We compare three different models of rotating neutron star spacetimes: the Hartle-Thorne (HT) slow-rotation approximation at second order in rotation, the exact analytic vacuum solution of Manko et al. and a numerical solution of the full Einstein equations. We integrate the HT structure equations for five representative equations of state. Then we match the HT models to numerical solutions of the Einstein equations, imposing that the mass and angular momentum of the models be the same. We estimate the limits of validity of the HT expansion computing relative errors in the spacetime's quadrupole moment Q and in the ISCO radii. We find that ISCO radii computed in the HT approximation are accurate to better than 1%, even for the fastest observed ms pulsar. At the same rotational rates the accuracy on Q is of order 20%. In the second part of the paper we focus on the exterior vacuum spacetimes.
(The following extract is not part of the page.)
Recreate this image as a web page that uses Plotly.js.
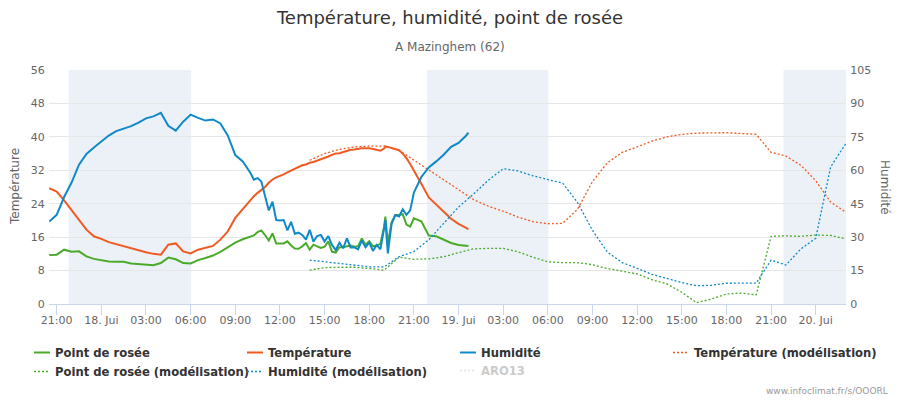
<!DOCTYPE html>
<html><head><meta charset="utf-8">
<script src="https://cdn.plot.ly/plotly-3.0.1.min.js"></script>
<style>body{margin:0;background:#fff}#chart{width:900px;height:400px}</style>
</head><body><div id="chart"></div>
<script>
// ---------- observed data (station) ----------
const obsTime = [
 '2022-06-17 20:30','2022-06-17 21:00','2022-06-17 21:30','2022-06-17 22:00','2022-06-17 22:30','2022-06-17 23:00','2022-06-17 23:30',
 '2022-06-18 00:00','2022-06-18 00:30','2022-06-18 01:00','2022-06-18 01:30','2022-06-18 02:00','2022-06-18 02:30','2022-06-18 03:00',
 '2022-06-18 03:30','2022-06-18 04:00','2022-06-18 04:30','2022-06-18 05:00','2022-06-18 05:30','2022-06-18 06:00','2022-06-18 06:30',
 '2022-06-18 07:00','2022-06-18 07:30','2022-06-18 08:00','2022-06-18 08:30','2022-06-18 09:00','2022-06-18 09:30',
 '2022-06-18 10:00','2022-06-18 10:15','2022-06-18 10:30','2022-06-18 10:45','2022-06-18 11:00','2022-06-18 11:15','2022-06-18 11:30','2022-06-18 11:45',
 '2022-06-18 12:00','2022-06-18 12:15','2022-06-18 12:30','2022-06-18 12:45','2022-06-18 13:00','2022-06-18 13:15','2022-06-18 13:30','2022-06-18 13:45',
 '2022-06-18 14:00','2022-06-18 14:15','2022-06-18 14:30','2022-06-18 14:45','2022-06-18 15:00','2022-06-18 15:15','2022-06-18 15:30','2022-06-18 15:45',
 '2022-06-18 16:00','2022-06-18 16:15','2022-06-18 16:30','2022-06-18 16:45','2022-06-18 17:00','2022-06-18 17:15','2022-06-18 17:30','2022-06-18 17:45',
 '2022-06-18 18:00','2022-06-18 18:15','2022-06-18 18:30','2022-06-18 18:45','2022-06-18 19:00','2022-06-18 19:05','2022-06-18 19:15','2022-06-18 19:30',
 '2022-06-18 19:45','2022-06-18 20:00','2022-06-18 20:15','2022-06-18 20:30','2022-06-18 20:45','2022-06-18 21:00',
 '2022-06-18 21:30','2022-06-18 22:00','2022-06-18 22:30','2022-06-18 23:00','2022-06-18 23:30','2022-06-19 00:00','2022-06-19 00:30','2022-06-19 00:40'
];
const temperature = [
 27.7,26.9,24.8,22.4,20.2,17.8,16.2,15.6,14.8,14.3,13.8,13.3,12.8,12.4,12.0,11.8,14.2,14.5,12.6,12.1,13.0,13.5,13.9,15.4,17.4,20.6,22.7,
 24.8,25.8,26.6,27.3,28.0,29.0,29.8,30.3,30.6,31.0,31.5,31.9,32.3,32.7,33.2,33.4,33.8,34.0,34.3,34.6,35.0,35.3,35.7,36.0,
 36.1,36.4,36.6,36.9,37.0,37.2,37.3,37.3,37.3,37.1,36.9,36.7,37.2,37.7,37.6,37.3,37.0,36.8,36.0,34.9,33.5,32.0,
 28.8,25.5,23.8,21.9,20.4,19.2,18.2,17.9
];
const humidity = [
 37.0,40.0,48.0,54.5,62.5,67.3,70.2,73.1,75.6,77.6,78.8,79.8,81.4,83.3,84.2,85.8,80.0,77.8,81.8,85.0,83.5,82.3,82.8,81.0,75.5,66.8,64.0,
 59.0,55.8,56.5,55.0,48.1,42.0,45.9,37.7,37.5,37.7,33.0,36.9,31.5,32.0,31.0,28.9,33.3,28.0,30.5,31.0,28.0,30.5,26.5,24.2,
 27.5,25.0,29.5,25.4,25.4,24.5,28.5,25.5,27.5,23.8,26.5,24.5,34.0,37.7,22.7,36.0,39.9,39.3,42.5,40.0,42.0,50.0,
 57.0,61.3,64.0,67.0,70.5,72.3,75.5,76.9
];
const dewPoint = [
 11.7,11.8,13.0,12.5,12.6,11.4,10.8,10.5,10.2,10.1,10.1,9.7,9.6,9.5,9.3,9.8,11.1,10.7,9.8,9.7,10.5,11.0,11.6,12.5,13.7,14.7,15.5,
 16.1,16.4,17.2,17.6,16.5,15.2,16.9,14.5,14.5,14.5,15.0,14.0,13.3,13.2,13.8,14.6,13.0,14.2,13.8,13.4,13.7,15.0,12.5,12.3,
 13.6,13.6,13.8,14.0,13.7,13.8,15.7,14.2,15.0,13.8,14.0,14.4,18.5,20.9,14.5,19.5,21.3,21.3,21.5,19.0,18.5,20.5,
 19.8,16.4,16.2,15.3,14.6,14.1,13.9,13.9
];

// ---------- model data (hourly) ----------
const modelTime = [
 '2022-06-18 14:00','2022-06-18 15:00','2022-06-18 16:00','2022-06-18 17:00','2022-06-18 18:00','2022-06-18 19:00','2022-06-18 20:00',
 '2022-06-18 21:00','2022-06-18 22:00','2022-06-18 23:00','2022-06-19 00:00','2022-06-19 01:00','2022-06-19 02:00','2022-06-19 03:00',
 '2022-06-19 04:00','2022-06-19 05:00','2022-06-19 06:00','2022-06-19 07:00','2022-06-19 08:00','2022-06-19 09:00','2022-06-19 10:00',
 '2022-06-19 11:00','2022-06-19 12:00','2022-06-19 13:00','2022-06-19 14:00','2022-06-19 15:00','2022-06-19 16:00','2022-06-19 17:00',
 '2022-06-19 18:00','2022-06-19 19:00','2022-06-19 20:00','2022-06-19 21:00','2022-06-19 22:00','2022-06-19 23:00','2022-06-20 00:00',
 '2022-06-20 01:00','2022-06-20 02:00'
];
const temperatureModel = [34.4,36.0,37.0,37.6,37.8,37.8,36.8,34.4,32.1,29.7,27.2,25.0,23.4,22.2,20.8,19.7,19.2,19.3,22.7,29.3,33.8,
 36.3,37.6,39.0,40.0,40.6,40.9,41.0,41.0,40.8,40.6,36.3,35.4,33.2,29.5,24.4,22.0];
const humidityModel = [19.7,18.9,18.1,17.3,16.7,16.6,21.2,23.5,28.8,36.2,43.5,49.3,55.5,60.7,59.7,57.5,55.8,54.2,45.5,33.0,23.3,
 18.6,16.0,13.3,11.5,9.6,8.2,8.4,9.3,9.3,9.4,19.7,17.5,24.7,29.5,61.5,71.8];
const dewPointModel = [8.1,8.7,8.8,8.8,8.5,8.1,11.2,10.7,10.8,11.3,12.3,13.2,13.3,13.3,12.5,11.2,10.1,9.9,9.9,9.4,8.5,
 7.8,7.2,5.8,4.8,2.8,0.3,1.2,2.4,2.6,2.2,16.2,16.3,16.2,16.5,16.4,15.6];

// ---------- axis / annotations ----------
const xRange = ['2022-06-17 20:29','2022-06-20 02:02'];
const tickTimes = ['2022-06-17 21:00','2022-06-18 00:00','2022-06-18 03:00','2022-06-18 06:00','2022-06-18 09:00','2022-06-18 12:00',
 '2022-06-18 15:00','2022-06-18 18:00','2022-06-18 21:00','2022-06-19 00:00','2022-06-19 03:00','2022-06-19 06:00','2022-06-19 09:00',
 '2022-06-19 12:00','2022-06-19 15:00','2022-06-19 18:00','2022-06-19 21:00','2022-06-20 00:00'];
const tickLabels = ['21:00','18. Jui','03:00','06:00','09:00','12:00','15:00','18:00','21:00','19. Jui','03:00','06:00','09:00',
 '12:00','15:00','18:00','21:00','20. Jui'];
const nightStart = ['2022-06-17 21:48','2022-06-18 21:53','2022-06-19 21:50'];
const nightEnd = ['2022-06-18 06:02','2022-06-19 06:02','2022-06-20 06:02'];

const FONT = 'DejaVu Sans, Verdana, sans-serif';
const cTemp = '#f05a22', cHum = '#1089c8', cDew = '#4aab2b';
const dotDash = '2px,2px';

const traces = [
 {x: obsTime, y: dewPoint, name: 'Point de rosée', type: 'scatter', mode: 'lines', line: {color: cDew, width: 2}, legend: 'legend'},
 {x: obsTime, y: temperature, name: 'Température', type: 'scatter', mode: 'lines', line: {color: cTemp, width: 2}, legend: 'legend2'},
 {x: modelTime, y: temperatureModel, name: 'Température (modélisation)', type: 'scatter', mode: 'lines', line: {color: cTemp, width: 1.3, dash: dotDash}, legend: 'legend4'},
 {x: modelTime, y: dewPointModel, name: 'Point de rosée (modélisation)', type: 'scatter', mode: 'lines', line: {color: cDew, width: 1.3, dash: dotDash}, legend: 'legend'},
 {x: obsTime, y: humidity, name: 'Humidité', type: 'scatter', mode: 'lines', yaxis: 'y2', line: {color: cHum, width: 2}, legend: 'legend3'},
 {x: modelTime, y: humidityModel, name: 'Humidité (modélisation)', type: 'scatter', mode: 'lines', yaxis: 'y2', line: {color: cHum, width: 1.3, dash: dotDash}, legend: 'legend2'},
 {x: [modelTime[0]], y: [null], name: 'ARO13', type: 'scatter', mode: 'lines', visible: 'legendonly', line: {color: '#c8c8c8', width: 1.3, dash: dotDash}, legend: 'legend5'}
];

const L = 49, R = 846, T = 70, B = 304;
const px2x = p => (p - L) / (R - L);
const py2y = p => (B - p) / (B - T);

function legendAt(xpx, ypx, color) {
  return {x: px2x(xpx), y: py2y(ypx), xanchor: 'left', yanchor: 'top', orientation: 'v',
    bgcolor: 'rgba(0,0,0,0)', itemclick: false, itemdoubleclick: false, tracegroupgap: 0,
    font: {family: FONT, size: 11.6, color: color || '#333', weight: 'bold'}};
}

const shapes = nightStart.map((s, i) => ({type: 'rect', xref: 'x', yref: 'paper', x0: s, x1: nightEnd[i], y0: 0, y1: 1,
  fillcolor: '#ecf0f7', line: {width: 0}, layer: 'below'}));

const layout = {
  width: 900, height: 400,
  margin: {l: L, r: 900 - R, t: T, b: 400 - B, autoexpand: false},
  paper_bgcolor: '#fff', plot_bgcolor: '#fff',
  font: {family: FONT, color: '#666', size: 11},
  showlegend: true,
  title: {text: 'Température, humidité, point de rosée', x: 0.5, xanchor: 'center', y: 1 - 18 / 400, yanchor: 'middle', yref: 'container',
    font: {family: FONT, size: 18, color: '#333'}},
  xaxis: {type: 'date', range: xRange, tickmode: 'array', tickvals: tickTimes, ticktext: tickLabels,
    ticks: 'outside', ticklen: 10, tickcolor: '#ccd6eb', tickwidth: 1, showgrid: false, zeroline: false,
    showline: true, linecolor: '#ccd6eb', linewidth: 1, ticklabelstandoff: -4, tickfont: {family: FONT, size: 11, color: '#666'}},
  yaxis: {range: [0, 56], dtick: 8, tick0: 0, showgrid: true, gridcolor: '#e6e6e6', gridwidth: 1, zeroline: false,
    showline: false, ticks: 'outside', ticklen: 1, tickcolor: 'rgba(0,0,0,0)', tickfont: {family: FONT, size: 11, color: '#666'}},
  yaxis2: {range: [0, 105], dtick: 15, tick0: 0, overlaying: 'y', side: 'right', showgrid: false, zeroline: false,
    showline: false, ticks: 'outside', ticklen: 1, tickcolor: 'rgba(0,0,0,0)', tickfont: {family: FONT, size: 11, color: '#666'}},
  shapes: shapes,
  legend: legendAt(15, 338),
  legend2: legendAt(228, 338),
  legend3: legendAt(441, 338),
  legend4: legendAt(654, 338),
  legend5: legendAt(441, 356, '#999'),
  annotations: [
    {text: 'A Mazinghem (62)', xref: 'paper', yref: 'paper', x: px2x(450), y: py2y(47), showarrow: false,
      xanchor: 'center', yanchor: 'middle', font: {family: FONT, size: 12, color: '#666'}},
    {text: 'Température', xref: 'paper', yref: 'paper', x: px2x(15), y: 0.5, textangle: -90, showarrow: false,
      xanchor: 'center', yanchor: 'middle', font: {family: FONT, size: 12, color: '#666'}},
    {text: 'Humidité', xref: 'paper', yref: 'paper', x: px2x(885), y: 0.5, textangle: 90, showarrow: false,
      xanchor: 'center', yanchor: 'middle', font: {family: FONT, size: 12, color: '#666'}},
    {text: 'www.infoclimat.fr/s/OOORL', xref: 'paper', yref: 'paper', x: px2x(890), y: py2y(391), showarrow: false,
      xanchor: 'right', yanchor: 'middle', font: {family: FONT, size: 9, color: '#999'}}
  ]
};

// draw the legend symbols at Highcharts' shorter length (16 px, ending 5 px before the text)
function shortenLegendSymbols() {
  document.querySelectorAll('#chart .legendlines path').forEach(p => {
    if (p.getAttribute('d') !== 'M19,0h16') p.setAttribute('d', 'M19,0h16');
  });
}

const gdPromise = Plotly.newPlot('chart', traces, layout, {displayModeBar: false, staticPlot: true});
gdPromise.then(gd => {
  shortenLegendSymbols();
  gd.on('plotly_afterplot', shortenLegendSymbols);
  setTimeout(shortenLegendSymbols, 0);
  setTimeout(shortenLegendSymbols, 50);
  new MutationObserver(shortenLegendSymbols).observe(gd, {subtree: true, childList: true, attributes: true, attributeFilter: ['d']});
});
</script>
</body></html>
We introduce a physically motivated `quasi-Kinnersley' Newman-Penrose frame. In this frame we evaluate the speciality index S, a coordinate-independent quantity measuring the deviation of each model from Petrov Type D. On the equatorial plane this deviation is smaller than 5%, even for the fastest rotating models. Our main conclusion is that the HT approximation is very reliable for most astrophysical applications.